Нет, они не были красивы, со своими неудачными носами, довольно низменными интересами. Но они решительно ничего не знали о Власте Тихой. И за это Станя их любил.
В каждом пражском квартале своя атмосфера, свой особый запах, своя выразительность, и каждый связан с особыми ощущениями. В Бранике на свежем воздухе от лесопилки на реке пахнет шумавским лесом, от рыбаков — смолой и влтавской водой, от баб-огородниц — ботвой и сельдереем. Предприимчивые и жадные до жизни, они встают в четыре часа утра, багровыми руками накладывают в тележки кирпичную морковь, смуглый лук, кочаны красной капусты, кудрявую савойскую капусту, голубоватую, как жесть, покрытую сизым налетом инея в этот ранний час, и в десятке юбок, в шерстяном платке, напульсниках и в вязаном шарфе из синельки с победоносным грохотом едут будить Большую Прагу и завоевывать Угольный рынок. Мужчины, обветренные и охрипшие от переклички с перевозчиком на том берегу и с плотовщиками, закалены здесь рубкой льда и охотой на выдр. Нищенские жилища — наполовину фургоны странствующих комедиантов, наполовину вытащенные из воды корабли, с камнями на крыше, чтобы ее не снесло ветром; в бржевновских песках воплощена ненависть; в Михле, у газового завода, эти жилища говорят о покорности, а тут, у Влтавы, еще теплится кое-какая надежда. Здесь у каждого есть свой садик величиною с ладонь, где растут подсолнечники, поворачивающие свои головы вслед за дневным светилом. Все это делает солнце; здесь, над рекой, благоухает озон.
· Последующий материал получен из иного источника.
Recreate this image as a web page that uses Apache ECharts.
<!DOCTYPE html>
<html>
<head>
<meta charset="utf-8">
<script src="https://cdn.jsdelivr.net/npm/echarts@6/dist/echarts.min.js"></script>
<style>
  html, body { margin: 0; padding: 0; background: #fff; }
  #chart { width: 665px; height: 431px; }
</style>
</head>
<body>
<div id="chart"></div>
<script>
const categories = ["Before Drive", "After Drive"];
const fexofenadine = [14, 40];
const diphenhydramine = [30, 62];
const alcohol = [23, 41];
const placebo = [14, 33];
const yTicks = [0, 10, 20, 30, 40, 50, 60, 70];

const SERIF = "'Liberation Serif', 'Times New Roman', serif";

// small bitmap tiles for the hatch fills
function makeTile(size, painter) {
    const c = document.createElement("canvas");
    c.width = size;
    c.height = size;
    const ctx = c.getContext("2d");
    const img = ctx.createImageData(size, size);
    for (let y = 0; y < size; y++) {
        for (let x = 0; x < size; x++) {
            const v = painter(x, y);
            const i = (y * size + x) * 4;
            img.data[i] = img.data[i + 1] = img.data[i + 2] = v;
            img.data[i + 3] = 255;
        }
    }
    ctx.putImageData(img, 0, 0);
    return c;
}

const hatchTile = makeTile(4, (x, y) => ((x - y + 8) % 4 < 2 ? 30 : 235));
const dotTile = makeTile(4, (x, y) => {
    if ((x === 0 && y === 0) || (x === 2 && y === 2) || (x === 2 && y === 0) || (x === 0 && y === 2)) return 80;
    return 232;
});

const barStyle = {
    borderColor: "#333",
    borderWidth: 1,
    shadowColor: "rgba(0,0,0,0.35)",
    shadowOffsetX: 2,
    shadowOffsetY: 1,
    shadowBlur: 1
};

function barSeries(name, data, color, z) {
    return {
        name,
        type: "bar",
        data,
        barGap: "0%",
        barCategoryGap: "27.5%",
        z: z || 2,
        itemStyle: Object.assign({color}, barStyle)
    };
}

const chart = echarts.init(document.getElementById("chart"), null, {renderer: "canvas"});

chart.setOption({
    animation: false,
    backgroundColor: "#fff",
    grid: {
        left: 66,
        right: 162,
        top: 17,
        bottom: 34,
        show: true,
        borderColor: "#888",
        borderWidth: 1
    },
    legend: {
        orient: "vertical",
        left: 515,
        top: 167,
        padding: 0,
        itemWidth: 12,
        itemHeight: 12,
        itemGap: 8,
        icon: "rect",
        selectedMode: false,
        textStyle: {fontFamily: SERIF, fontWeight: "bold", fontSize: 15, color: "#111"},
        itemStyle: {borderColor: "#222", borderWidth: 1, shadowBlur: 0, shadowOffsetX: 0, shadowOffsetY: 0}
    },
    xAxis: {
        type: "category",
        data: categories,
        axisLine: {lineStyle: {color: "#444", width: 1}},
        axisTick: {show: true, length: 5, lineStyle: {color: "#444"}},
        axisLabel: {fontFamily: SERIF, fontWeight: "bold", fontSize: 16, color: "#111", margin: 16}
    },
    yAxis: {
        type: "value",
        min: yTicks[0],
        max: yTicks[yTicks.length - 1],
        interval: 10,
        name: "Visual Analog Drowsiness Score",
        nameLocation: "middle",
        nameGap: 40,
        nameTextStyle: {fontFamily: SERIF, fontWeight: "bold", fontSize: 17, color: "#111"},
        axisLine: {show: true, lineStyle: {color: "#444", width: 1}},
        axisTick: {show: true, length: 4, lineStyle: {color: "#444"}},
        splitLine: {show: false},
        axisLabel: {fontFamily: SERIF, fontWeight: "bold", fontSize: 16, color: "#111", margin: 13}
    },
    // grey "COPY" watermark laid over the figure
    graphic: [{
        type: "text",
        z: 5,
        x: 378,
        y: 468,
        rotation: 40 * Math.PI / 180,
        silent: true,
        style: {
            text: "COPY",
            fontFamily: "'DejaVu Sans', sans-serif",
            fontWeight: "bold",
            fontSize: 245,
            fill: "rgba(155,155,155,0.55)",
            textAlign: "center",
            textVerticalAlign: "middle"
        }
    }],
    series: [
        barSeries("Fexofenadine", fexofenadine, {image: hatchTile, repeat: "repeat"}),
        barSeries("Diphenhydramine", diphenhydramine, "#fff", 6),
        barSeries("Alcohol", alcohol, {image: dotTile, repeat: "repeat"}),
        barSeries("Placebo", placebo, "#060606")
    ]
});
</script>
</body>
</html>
Но как только поезд проходит через вышеградский туннель, прощайте, ультрафиолетовые лучи! Горное солнце превращается в канцелярскую лампу. Сутулые ученые мужи и писцы в очках, преданные всей душою документам, актам и столбцам цифр, толпами ходят в центре города. Дым стелется в котловине, не имея силы подняться вверх под гнетом тумана, и пражские акации запорошены сажей.
Повсюду: в садах у крепостных стен, карабкаясь вверх на вышеградскую скалу, на летненский склон, на Богдалец, Жижков и по злиховским холмам — всего не перечесть! — Прага хватает тебя мозолистыми руками рабочих районов. Уличек со ступеньками в Праге, как лагун в Венеции. Она сбегает с холмов и через реку любуется сама на себя.
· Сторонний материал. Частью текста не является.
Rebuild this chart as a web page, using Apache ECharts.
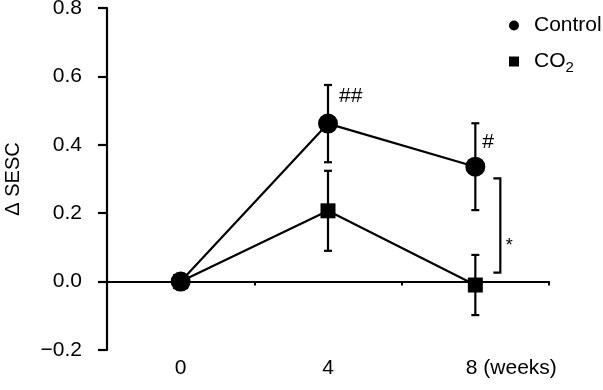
<!DOCTYPE html>
<html>
<head>
<meta charset="utf-8">
<script src="https://cdn.jsdelivr.net/npm/echarts@6/dist/echarts.min.js"></script>
<style>html,body{margin:0;padding:0;background:#fff}#c{width:603px;height:390px}</style>
</head>
<body>
<div id="c"></div>
<script>
var categories = ['0', '4', '8'];
var controlMean = [0, 0.462, 0.336];
var controlErr = [0, 0.113, 0.127];
var co2Mean = [0, 0.207, -0.010];
var co2Err = [0, 0.117, 0.088];
var yTicks = [-0.2, 0.0, 0.2, 0.4, 0.6, 0.8];
var annotations = ['', '##', '#'];
var bracket = {cat: 2, top: 0.302, bottom: 0.026, star: 0.113, text: '*'};

var FONT = "'Liberation Sans', Arial, sans-serif";
var FS = 21;
var chart = echarts.init(document.getElementById('c'), null, {renderer: 'canvas'});

function errData(mean, err) {
  return mean.map(function (m, i) { return [i, m - err[i], m + err[i]]; });
}
function errRender(params, api) {
  var x = api.value(0);
  var lo = api.coord([x, api.value(1)]);
  var hi = api.coord([x, api.value(2)]);
  if (Math.abs(lo[1] - hi[1]) < 1) return null;
  var w = 4;
  var st = {stroke: '#000', lineWidth: 2.2};
  return {type: 'group', children: [
    {type: 'line', shape: {x1: lo[0], y1: lo[1], x2: hi[0], y2: hi[1]}, style: st},
    {type: 'line', shape: {x1: lo[0] - w, y1: lo[1], x2: lo[0] + w, y2: lo[1]}, style: st},
    {type: 'line', shape: {x1: hi[0] - w, y1: hi[1], x2: hi[0] + w, y2: hi[1]}, style: st}
  ]};
}

chart.setOption({
  animation: false,
  grid: {left: 107, right: 54, top: 8, bottom: 40, containLabel: false, outerBoundsMode: 'none'},
  legend: {
    orient: 'vertical', left: 504, top: 10, itemGap: 15,
    itemWidth: 10, itemHeight: 10,
    data: [{name: 'Control', icon: 'circle'}, {name: 'CO2', icon: 'rect'}],
    formatter: function (n) { return n === 'CO2' ? '{a|CO}{s|2}' : '{a|' + n + '}'; },
    textStyle: {
      color: '#000', fontFamily: FONT, fontSize: FS, padding: [0, 0, 0, 10],
      rich: {
        a: {fontFamily: FONT, fontSize: FS, color: '#000'},
        s: {fontFamily: FONT, fontSize: 15, color: '#000', padding: [12, 0, 0, 0]}
      }
    }
  },
  xAxis: {
    type: 'category', data: categories, boundaryGap: true,
    axisLine: {onZero: true, lineStyle: {color: '#000', width: 2.2}},
    axisTick: {show: true, length: 4, lineStyle: {color: '#000', width: 2}},
    axisLabel: {
      color: '#000', fontFamily: FONT, fontSize: FS, margin: 8, interval: 0, hideOverlap: false,
      formatter: function (v) { return v === '8' ? '{w|8 (weeks)}' : v; },
      rich: {w: {fontFamily: FONT, fontSize: FS, color: '#000', padding: [0, 0, 0, 72]}}
    },
    splitLine: {show: false}
  },
  yAxis: {
    type: 'value', min: -0.2, max: 0.8, interval: 0.2,
    name: '\u0394 SESC', nameLocation: 'middle', nameGap: 84, nameRotate: 90,
    nameTextStyle: {color: '#000', fontFamily: FONT, fontSize: 20},
    axisLine: {show: true, lineStyle: {color: '#000', width: 2.2}},
    axisTick: {show: true, length: 9, lineStyle: {color: '#000', width: 2.2}},
    axisLabel: {
      color: '#000', fontFamily: FONT, fontSize: FS, margin: 25,
      formatter: function (v) { return (v < 0 ? '\u2212' : '') + Math.abs(v).toFixed(1); }
    },
    splitLine: {show: false}
  },
  series: [
    {type: 'custom', name: 'errCO2', renderItem: errRender, data: errData(co2Mean, co2Err), z: 3, silent: true},
    {type: 'custom', name: 'errCtrl', renderItem: errRender, data: errData(controlMean, controlErr), z: 3, silent: true},
    {
      type: 'line', name: 'CO2', data: co2Mean, symbol: 'rect', symbolSize: 15,
      itemStyle: {color: '#000'}, lineStyle: {color: '#000', width: 2.2}, z: 4
    },
    {
      type: 'line', name: 'Control', symbol: 'circle', symbolSize: 20,
      itemStyle: {color: '#000'}, lineStyle: {color: '#000', width: 2.2}, z: 5,
      data: controlMean.map(function (v, i) {
        var d = {value: v};
        if (annotations[i]) {
          d.label = {show: true, formatter: annotations[i], position: i === 1 ? [21, -17] : [17, -14],
            verticalAlign: 'middle', align: 'left', color: '#000', fontFamily: FONT, fontSize: FS};
        }
        return d;
      })
    },
    {
      type: 'custom', name: 'bracket', silent: true, z: 3,
      data: [[bracket.cat, bracket.bottom, bracket.top, bracket.star]],
      renderItem: function (params, api) {
        var b = api.coord([api.value(0), api.value(1)]);
        var t = api.coord([api.value(0), api.value(2)]);
        var s = api.coord([api.value(0), api.value(3)]);
        var x = b[0] + 25;
        var st = {stroke: '#000', lineWidth: 2.2, fill: null};
        return {type: 'group', children: [
          {type: 'polyline', shape: {points: [[x - 7, t[1]], [x, t[1]], [x, b[1]], [x - 7, b[1]]]}, style: st},
          {type: 'text', style: {x: x + 9, y: s[1] + 3, text: bracket.text, fill: '#000', font: '18px ' + FONT, align: 'center', verticalAlign: 'middle'}}
        ]};
      }
    }
  ]
});
</script>
</body>
</html>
Станислав воспринимал Прагу как чудесное живое существо с позвоночником — рекой, сердцем — Староместской площадью, головой — Градом; Прага смотрит зелеными глазами обсерватории, слегка опьяненная опием маковок в стиле барокко, которые усыпляют ее болезни, вздымает к сероватому небу пальцы башен, башенок и труб, взволнованно дышит хрупкой готической грудной клеткой центра города, а люди, как капельки крови, текут по артериям улиц и капиллярам переулков, добегая до мускулистых конечностей. В предместьях Прага выбросила на свалку свое средневековое одеяние, набрала в легкие деревенского воздуха, схватила вместо жезла кирку и в развевающейся юбке, сметая перед собой в кучу отбросы, бежит по полю в клубах пыли мимо кладбищ, через футбольные площадки и склоны — приюты убогой любви. Она поглотила поселки, лесочки и деревушки и бог весть где остановится. Трамвайный кондуктор называет остановки на Пштроске, на Пальмовке, на Фолиманке, а ведь и сам не понимает, что говорит. Кудрявые виноградники, задумчивые романтические сады, постоялые дворы для вымерших почтальонов сократились до названия улиц на блестящих табличках.